Cenap Şahabettin’in yaşam öyküsü:
Servet-i Fünun dönemi şairi ve yazarı Cenap Şahabettin 1870 – 1934 yılları arasında yaşamıştır. Türk şairlerine sembolizmi ve parnasizmi öğreten Şahabettin “sanat sanat içindir” anlayışını benimsemiştir. Aruz ölçüsüyle yazdığı eserlerinde ahenge ve müzikaliteye önem vermiştir.

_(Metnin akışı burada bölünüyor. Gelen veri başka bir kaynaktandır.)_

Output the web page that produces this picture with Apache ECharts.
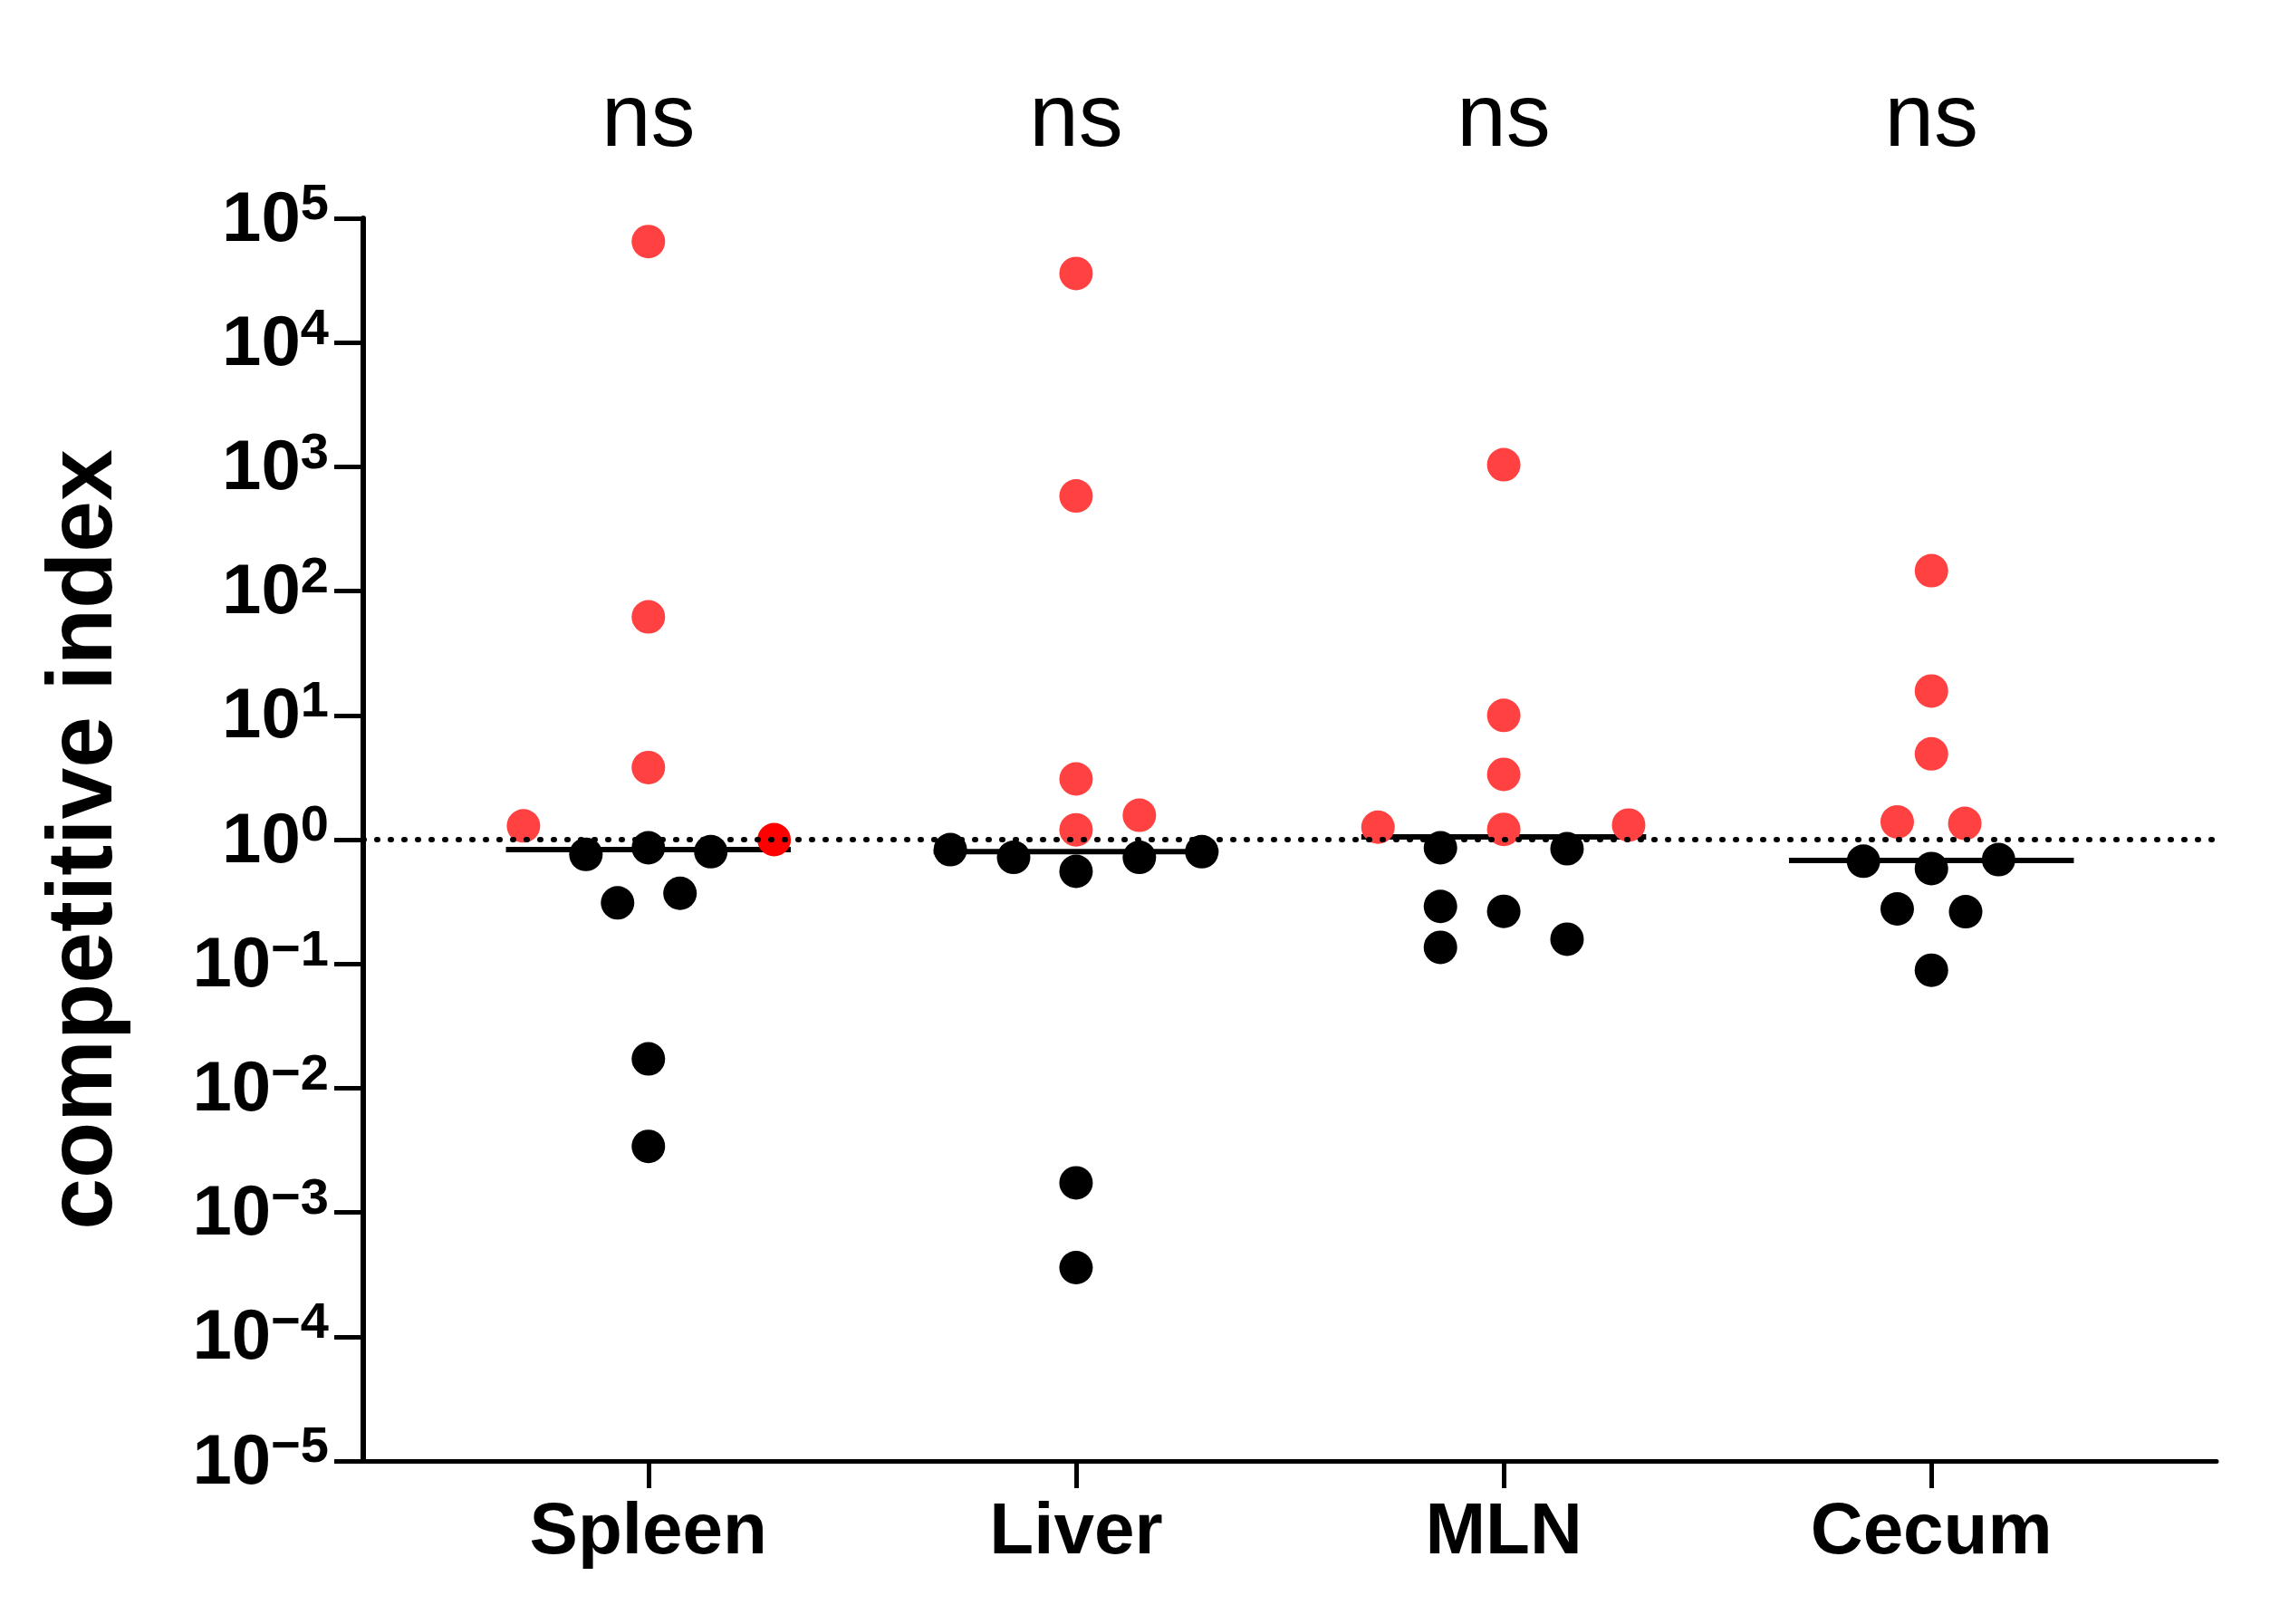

Darülfünûn’da Türk Edebiyatı Tarihi dersleri okuttu. İlk şiiri 1885’te daha öğrenciyken Saadet gazetesinde yayınlandı. Önceleri Muallim Naci’nin etkisiyle divan edebiyatı tarzı şiirle uğraştı. Daha sonra Recaizade Mahmut Ekrem ve Abdülhak Hamit Tarhan’dan etkilenerek Batı tarzı şiire yöneldi. Servet-i Fünun dergisinde şiirleri yayımlandı. Tevfik Fikret ve Halit Ziya Uşaklıgil’le birlikte Servet-i Fünun edebiyatının üç önemli isminden biri oldu. Gelenekçi şairlerin en çok saldırdığı yenilikçi şairdi. Diğer Servet-i Fünuncuların tersine bireysel şiiri tercih etti. Edebiyat-ı Cedide’nin en aşırı örneklerini verdi. Şiire “nesir-musikisi” dedi. Şiirlerinde kullandığı “Sâât-i semenfâm”, “çeng-i müzehhep”, “nay-i zümürrüt” gibi deyimler, imgeler döneminin sanat dünyasında önemli tartışmalar yarattı. Heceleri müzik düzeyinde uyumlu kullanmayı savundu. Bu tarzda yazdığı en iyi iki örnek: “Yakazat-ı Leyliye” ve “Elhan-ı Şita” şiirleridir.
12 Şubat 1934’te beyin kanaması nedeniyle İstanbul’da yaşamını yitirmiştir. Kabri Bakırköy’dedir.